To kickstart the blogging week, I am posting a new Goodreads Monday update. Like what I did in the first two months of 2022, I found myself cramming with books released in 2022 that I currently have. I am currently reading Jennifer Egan’s latest novel, The Candy House. It is the reason I read her Pulitzer Prize-winning book, A Visit From The Goon Squad, despite my ambivalence brought about by the concern about the novel’s structure. I did end up liking the book which made me look forward to its sequel, The Candy House. However, the book I am featuring this week is not a recent release, rather, it is a book that is quite old. Not that old but still old, Agatha Christie’s The Rose and the Yew Tree.

I have long been a fan of Agatha Christie whose prolific career featured over eighty books of mystery and suspense fiction. This earned her the moniker of Queen of Suspense. My venture into her oeuvre started with The Murder on the Orient Express over a decade ago. A friend recommended her and so I decided to give her a chance. I was blown! I guess the intense reaction is partly due to the fact that at the time I read her novel, I was in a reading slump. I also lost interest in suspense and mystery fiction. The Murder on the Orient Express reignited that. It also marked the start of a reader-writer relationship that covered, so far, 30 books. Christie is currently my second most-read writer, after Danielle Steel.

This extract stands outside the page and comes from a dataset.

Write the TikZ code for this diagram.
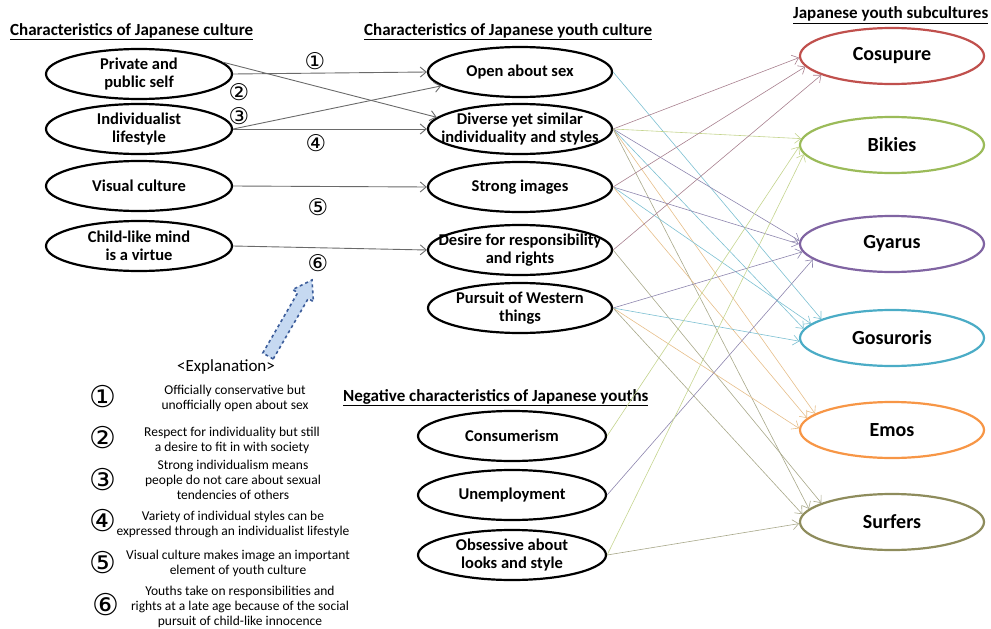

To the uninitiated, you might be wondering why the writer’s name is different. Mary Westmacott is actually a pseudonym used by Christie. The backstory behind this is quite interesting. Back in 1926, Christie disappeared for a while after her husband asked for a divorce. Her sudden disappearance made it to mainstream news. She would, later on, be located eat the Swan Hydropathic Hotel in Harrogate, Yorkshire, 184 miles (296 km) north of her home in Sunningdale. There was a gap of 10 days between her disappearance and the time she was found. It was a sensation back then and even made global news. Until now, her disappearance remains one of the biggest mysteries in literature. Christie scholars are also divided.

Shortly after this phase, Christie adopted the pseudonym, Mary Westmacott. She would publish six works, including The Rose and the Yew Tree under this pseudonym. Christie managed to keep the secret from the public for nearly two decades. It is also said that the books she wrote using this pseudonym deviate from her typical works of mystery fiction, AKA Hercule Poirot/Miss Marple mysteries. These six books included elements of romance which makes me look forward to reading The Rose and the Yew Tree. I am also hoping to read the other books. As the book has been on my bookshelf for nearly six years, I have included it in my 2023 Beat the Backlist Challenge.

How about you fellow reader? What books have you added to your reading list? Do drop it in the comment box. For now, happy Monday and, as always, happy reading!